A propos de droits démocratiques, le 21 avril (1er tour) et le 6 mai (2e tour), Roger Pfund votera à Genève. Et Sébastien Leprat à Berne, où il tiendra le bureau de vote à l’ambassade de France…
swissinfo, Bernard Léchot
Roger Pfund est né à Berne en 1943. Il vit et travaille à Genève depuis 1971. Passionné de jazz, c’est vers la peinture, le graphisme et le design qu’il va néanmoins se diriger.
Du point de vue du graphisme, Roger Pfund a toujours concentré ses activités dans les domaines culturels et humanitaires et, parallèlement, s’est spécialisé dans le billet de banque.

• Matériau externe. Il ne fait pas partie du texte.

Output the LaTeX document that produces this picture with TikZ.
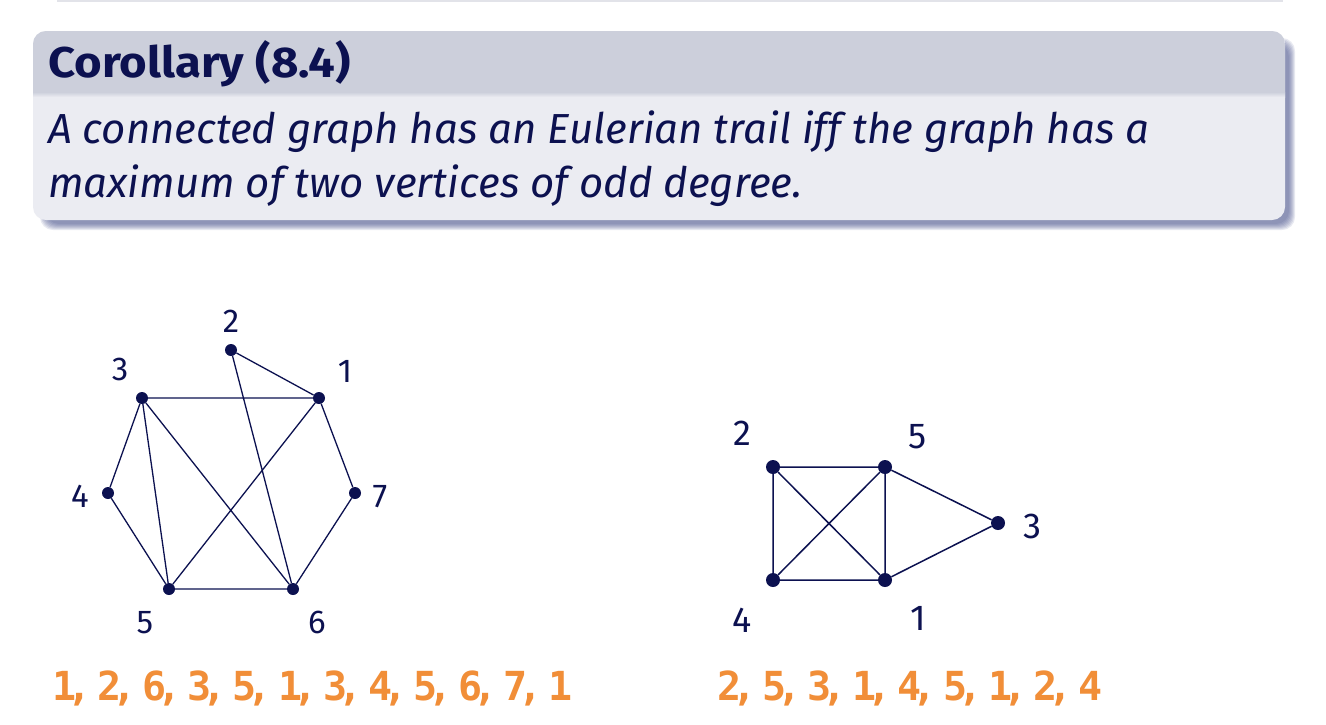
\documentclass[tikz,border=0pt]{standalone}
\usepackage{fontspec}
\setmainfont{Fira Sans}
\newfontfamily\seqfont[BoldFont={DejaVu Sans Mono Bold}]{DejaVu Sans Mono}
\newfontfamily\titlefont[FakeStretch=1.1]{Fira Sans}
\definecolor{navy}{RGB}{12,17,80}
\definecolor{hdrcol}{RGB}{204,207,219}
\definecolor{bodycol}{RGB}{235,236,242}
\definecolor{shadcol}{RGB}{70,80,140}
\definecolor{seqcol}{RGB}{241,142,56}
\definecolor{topline}{RGB}{226,227,233}
\newcommand\cma{\kern-9pt,\kern6pt}
\tikzset{
  dotL/.style={circle, fill=navy, draw=none, inner sep=0pt, minimum size=12pt},
  dotR/.style={circle, fill=navy, draw=none, inner sep=0pt, minimum size=14pt},
  edgeL/.style={draw=navy, line width=1.3pt},
  edgeR/.style={draw=navy, line width=1.5pt},
  labL/.style={anchor=base, inner sep=0pt, text=navy, font=\fontsize{33}{40}\selectfont},
  labR/.style={anchor=base, inner sep=0pt, text=navy, font=\fontsize{36}{43}\selectfont},
  seqtext/.style={anchor=base west, inner sep=0pt, text=seqcol},
  bodytext/.style={anchor=base west, inner sep=0pt, text=navy, font=\fontsize{42}{50}\selectfont\itshape},
  titletext/.style={anchor=base west, inner sep=0pt, text=navy}
}
\begin{document}
\begin{tikzpicture}[x=1pt,y=-1pt]
\useasboundingbox (0,0) rectangle (1326,724);
\fill[white] (0,0) rectangle (1326,724);
% remnant of previous block
\draw[topline, line width=2.5pt] (57,0.8) -- (1283,0.8);
% shadow
\foreach \i in {0,...,6}{
  \fill[shadcol, opacity=0.12, rounded corners=13pt] (46-\i,44-\i) rectangle (1289+\i,224+\i);
}
% block
\fill[bodycol, rounded corners=13pt] (33,31) rectangle (1285,220);
\begin{scope}
  \clip[rounded corners=13pt] (33,31) rectangle (1285,220);
  \fill[hdrcol] (33,31) rectangle (1285,92);
  \fill[bottom color=bodycol, top color=hdrcol] (33,92) rectangle (1285,97);
\end{scope}
\node[titletext] (title) at (48,77) {\fontsize{43}{50}\titlefont\bfseries Corollary (8.4)};
\node[bodytext] (line1) at (48,143) {A connected graph has an Eulerian trail iff the graph has a};
\node[bodytext] (line2) at (48,197) {maximum of two vertices of odd degree.};
% left graph
\node[dotL] (a1) at (319,398) {};
\node[dotL] (a2) at (231,350) {};
\node[dotL] (a3) at (142,398) {};
\node[dotL] (a4) at (108,493) {};
\node[dotL] (a5) at (169,589) {};
\node[dotL] (a6) at (293,589) {};
\node[dotL] (a7) at (355,493) {};
\path[edgeL] (a1) -- (a2) (a2) -- (a6) (a6) -- (a3) (a3) -- (a5) (a5) -- (a1)
  (a1) -- (a3) (a3) -- (a4) (a4) -- (a5) (a5) -- (a6) (a6) -- (a7) (a7) -- (a1);
\node[labL] (la1) at (345,382) {1};
\node[labL] (la2) at (231,332) {2};
\node[labL] (la3) at (120,380) {3};
\node[labL] (la4) at (80,507) {4};
\node[labL] (la5) at (145,633) {5};
\node[labL] (la6) at (317,633) {6};
\node[labL] (la7) at (380,507) {7};
% right graph
\node[dotR] (b1) at (885,580) {};
\node[dotR] (b2) at (773,467) {};
\node[dotR] (b3) at (998,523) {};
\node[dotR] (b4) at (773,580) {};
\node[dotR] (b5) at (885,467) {};
\path[edgeR] (b2) -- (b5) (b5) -- (b3) (b3) -- (b1) (b1) -- (b4) (b4) -- (b5)
  (b5) -- (b1) (b1) -- (b2) (b2) -- (b4);
\node[labR] (lb1) at (918,630) {1};
\node[labR] (lb2) at (742,445) {2};
\node[labR] (lb3) at (1032,538) {3};
\node[labR] (lb4) at (742,632) {4};
\node[labR] (lb5) at (918,448) {5};
% sequences
\node[seqtext] (seqA) at (52,700) {\fontsize{40}{48}\seqfont\bfseries 1\cma 2\cma 6\cma 3\cma 5\cma 1\cma 3\cma 4\cma 5\cma 6\cma 7\cma 1};
\node[seqtext] (seqB) at (717,700) {\fontsize{40}{48}\seqfont\bfseries 2\cma 5\cma 3\cma 1\cma 4\cma 5\cma 1\cma 2\cma 4};
\end{tikzpicture}
\end{document}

En 1971, il réalise la série de réserve pour la Banque Nationale Suisse. Et une décennie plus tard, signe l’ultime série de billets en francs de la Banque de France. On lui doit aussi l’actuel passeport suisse.

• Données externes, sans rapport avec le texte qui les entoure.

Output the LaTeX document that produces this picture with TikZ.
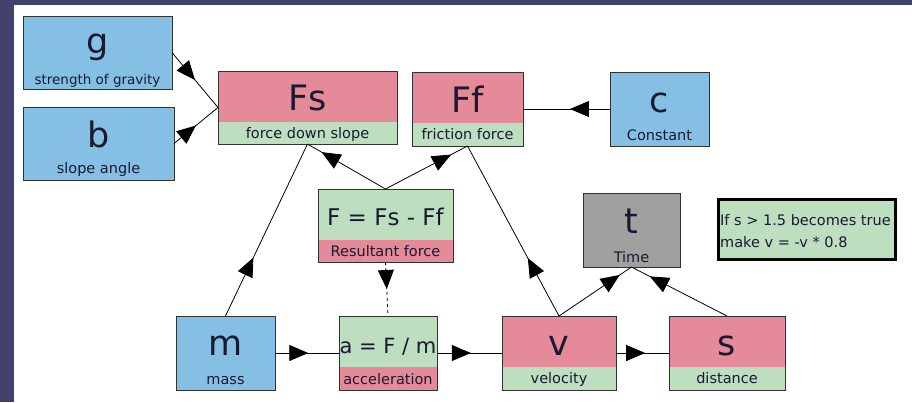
\documentclass[tikz,border=0pt]{standalone}
\usepackage{fontspec}
\setmainfont{DejaVu Sans}
\usetikzlibrary{arrows.meta,decorations.markings}
\definecolor{navy}{RGB}{66,64,108}
\definecolor{boxblue}{RGB}{133,192,228}
\definecolor{boxpink}{RGB}{228,138,153}
\definecolor{boxgreen}{RGB}{190,222,192}
\definecolor{boxgray}{RGB}{160,160,160}
\definecolor{txt}{RGB}{25,25,50}
\definecolor{edge}{RGB}{50,50,50}
\tikzset{
  frame/.style={draw=edge, line width=1pt, inner sep=0pt, outer sep=0pt},
  big/.style={font=\fontsize{35}{35}\selectfont, text=txt, anchor=base, inner sep=0pt},
  mid/.style={font=\fontsize{23}{23}\selectfont, text=txt, anchor=base, inner sep=0pt},
  small/.style={font=\fontsize{14.5}{14.5}\selectfont, text=txt, anchor=base, inner sep=0pt},
  notetext/.style={font=\fontsize{14.5}{14.5}\selectfont, text=txt, anchor=base west, inner sep=0pt},
  conn/.style={draw=black, line width=0.8pt},
  tipat/.style={postaction={decorate}, decoration={markings, mark=at position #1 with {\arrow{Triangle[length=19pt,width=16pt]}}}},
}
\newcommand{\splitbox}[8]{%
  \fill[#7] (#2,#3) rectangle (#4,#6);
  \fill[#8] (#2,#6) rectangle (#4,#5);
  \node[frame, minimum width={(#4-#2)*1pt}, minimum height={(#5-#3)*1pt}] (#1) at ({(#2+#4)/2},{(#3+#5)/2}) {};
}
\begin{document}
\begin{tikzpicture}[x=1pt,y=-1pt]
\useasboundingbox (0,0) rectangle (912,402);
\fill[navy] (0,0) rectangle (912,402);
\fill[white] (14,5) rectangle (912,402);

\splitbox{g}{23}{16}{172}{89}{89}{boxblue}{boxblue}
\splitbox{b}{23}{107}{174}{180}{180}{boxblue}{boxblue}
\splitbox{Fs}{218}{71}{397}{144}{122}{boxpink}{boxgreen}
\splitbox{Ff}{412}{72}{523}{146}{123}{boxpink}{boxgreen}
\splitbox{c}{610}{72}{709}{146}{146}{boxblue}{boxblue}
\splitbox{F}{318}{189}{453}{262}{240}{boxgreen}{boxpink}
\splitbox{t}{583}{193}{680}{267}{267}{boxgray}{boxgray}
\splitbox{m}{176}{316}{275}{390}{390}{boxblue}{boxblue}
\splitbox{a}{339}{316}{437}{390}{367}{boxgreen}{boxpink}
\splitbox{v}{502}{316}{616}{390}{367}{boxpink}{boxgreen}
\splitbox{s}{669}{316}{785}{390}{367}{boxpink}{boxgreen}

\node[big] (gT) at (97.5,53) {g};
\node[small, font=\fontsize{13.5}{13.5}\selectfont] (gL) at (97.5,84) {strength of gravity};
\node[big] (bT) at (98.5,147) {b};
\node[small] (bL) at (98.5,173) {slope angle};
\node[big] (FsT) at (307.5,110) {Fs};
\node[small] (FsL) at (307.5,138) {force down slope};
\node[big] (FfT) at (467.5,112) {Ff};
\node[small] (FfL) at (467.5,139) {friction force};
\node[big] (cT) at (659.5,112) {c};
\node[small] (cL) at (659.5,140) {Constant};
\node[mid] (FT) at (385.5,225) {F = Fs - Ff};
\node[small] (FL) at (385.5,256) {Resultant force};
\node[big] (tT) at (631.5,233) {t};
\node[small] (tL) at (631.5,262) {Time};
\node[big] (mT) at (225.5,355) {m};
\node[small] (mL) at (225.5,384) {mass};
\node[mid, font=\fontsize{21}{21}\selectfont] (aT) at (388,353) {a = F / m};
\node[small] (aL) at (388,384) {acceleration};
\node[big] (vT) at (559,355) {v};
\node[small] (vL) at (559,383) {velocity};
\node[big] (sT) at (727,355) {s};
\node[small] (sL) at (727,383) {distance};

\node[draw=black, line width=3pt, fill=boxgreen, minimum width=177pt, minimum height=60pt, inner sep=0pt] (note) at (807,229.5) {};
\node[notetext] (n1) at (720,225) {If s > 1.5 becomes true};
\node[notetext] (n2) at (720,247) {make v = -v * 0.8};

\draw[conn, tipat=0.5] (g.east) -- (Fs.west);
\draw[conn, tipat=0.5] (b.east) -- (Fs.west);
\draw[conn, tipat=0.46] (c.west) -- (Ff.east);
\draw[conn, tipat=0.34] (m.north) -- (Fs.south);
\draw[conn, tipat=0.82] (F.north) -- (Fs.south);
\draw[conn, tipat=0.8] (F.north) -- (Ff.south);
\draw[conn, tipat=0.34] (v.north) -- (Ff.south);
\draw[conn, dash pattern=on 3pt off 3pt, tipat=0.5] (F.south) -- (a.north);
\draw[conn, tipat=0.52] (m.east) -- (a.west);
\draw[conn, tipat=0.52] (a.east) -- (v.west);
\draw[conn, tipat=0.55] (v.east) -- (s.west);
\draw[conn, tipat=0.84] (v.north) -- (t.south);
\draw[conn, tipat=0.81] (s.north) -- (t.south);
\end{tikzpicture}
\end{document}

Côté design, il a conçu la réalisation muséologique du Musée International de la Croix-Rouge et du Croissant-Rouge à Genève et l’exposition permanente du Musée des transports à Lucerne.
Sébastien Leprat est né en 1971 au Vésinet, à côté de Paris. Etudes de droit à Paris, qu’il interrompt momentanément en 1995 pour travailler dans la campagne présidentielle de Jacques Chirac.
Il travaille ensuite comme assistant parlementaire d’un sénateur et passe quelques temps en Sciences politiques.
Après avoir rencontré sa future femme, suissesse, il travaille pendant deux ans en Haute-Savoie pour se rapprocher de la Suisse et, en 2000, entre au Parti radical démocratique (PRD) comme secrétaire politique.
Il suit des cours à l’IDEAP (Institut des hautes études en administration publique) à Lausanne pour l’obtention d’un master en administration publique.